Die amerikanische Wirtschaft hat sich in den vergangenen Wochen und Monaten deutlich abgekühlt, doch befindet sie sich weiterhin auf einem klaren Wachstumskurs. Rekord-Ölpreise von über 46 Dollar je Barrel, steigende US-Zinsen, die Irak-Unsicherheit, ständige Angst vor neuen Terroranschlägen, ein starker Rückgang der Wall Street seit Frühjahr und Rekorddefizite in der Handelsbilanz und im US-Haushalt wirken sich als Bremsfaktoren aus. Hinzu kommen die Präsidentschaftswahlen im November.
US-Bürger verweigern Konsum
Das Vertrauen der Amerikaner in die eigene Wirtschaftsentwicklung hat gelitten, und sie halten sich deshalb mit ihren Ausgaben eindeutig zurück. Dies ist derzeit der wichtigste Negativfaktor für die US-Konjunktur, da die Konsumentenausgaben zwei Drittel der Wirtschaft repräsentieren.
Die US-Wirtschaft war im zweiten Quartal 2004 auf Jahresrate hochgerechnet nur noch um drei Prozent gewachsen nach 4,5 Prozent in den ersten drei Monaten 2004. Es sind in den USA im Juli statt der von den Wirtschaftsweisen prognostizierten 250.000 neuen Stellen nur 32.000 geschaffen worden. Die Inflationsrate liegt bei 3,3 Prozent, während Löhne und Gehälter etwa halb so stark zulegen. Die US-Unternehmen halten sich angesichts der vielen wirtschaftlichen und politischen Unsicherheitsfaktoren bei Neueinstellungen momentan zurück.
Keine weiteren Steuergeschenke
Es sind auch keine neuen Steuergeschenke des US-Präsidenten George Bush und der Republikaner mehr zu erwarten, die jetzt konjunkturelle Hilfe leisten könnten. "Die Wirtschaft ist stark und wird stärker. Wir haben 1,5 Millionen neue Arbeitsplätze geschaffen. Die Arbeitslosenquote beträgt 5,5 Prozent", verteidigt sich Bush auf jeder Wahlveranstaltung. Sein demokratischer Gegenspieler John Kerry hebt hingegen hervor, dass es momentan 1,1 Millionen weniger Jobs gibt als beim Amtsantritt des Präsidenten. Kerry wirft Bush außerdem vor, er habe die Reichen auf Kosten des Mittelstands massiv bereichert. Kerry will die Steuergeschenke für die Großverdiener wieder rückgängig machen und dem Transfer von Millionen von Stellen in Billiglohnländer Einhalt gebieten.

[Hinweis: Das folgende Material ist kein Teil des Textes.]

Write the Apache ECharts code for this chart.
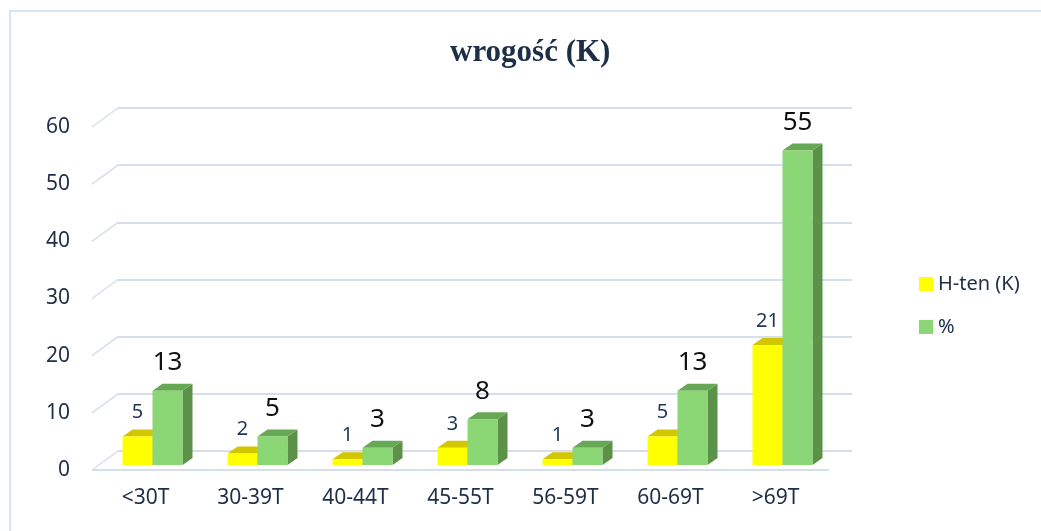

Die US-Notenbank hat unter Alan Greenspan eine Zinswende eingeleitet. Die Tagesgeldzinsen befanden sich bis vor sieben Wochen mit einem Prozent auf dem niedrigsten Stand seit 1958. Die "Fed" (Notenbank) hat die Leitzinsen angesichts der Inflationsbelebung in den vergangenen Wochen inzwischen in zwei Schritten auf 1,5 Prozent angehoben. Der nächste Aufschlag dürfte am 21. September folgen. Die Währungshüter machen in Optimismus und halten die konjunkturelle Abkühlung der vergangenen Wochen und Monaten für "temporär". Sie erwarten in den kommenden Monaten wieder ein stärkeres Wirtschaftswachstum. Sie dürften deshalb die Leitzinsen nach Wall-Street-Schätzungen bis Mitte 2005 auf etwa drei Prozent erhöhen, um dem Preisauftrieb zu begegnen.
Wirtschaftsweise halten Abkühlung für temporär
55 US-Wirtschaftsweise gehen in der Tat im Schnitt wieder von einer stärkeren wirtschaftlichen Wachstumsrate von 3,8 Prozent (Jahresrate) im dritten Quartal und von 4,1 Prozent im Schlussquartal 2004 aus, hat das "Wall Street Journal" nach einer neuen Umfrage berichtet. Die Preise dürften im November um drei Prozent höher liegen als ein Jahr zuvor. Die Wirtschaftsexperten rechnen mit 194.000 neuen Stellen pro Monat bis Jahresende.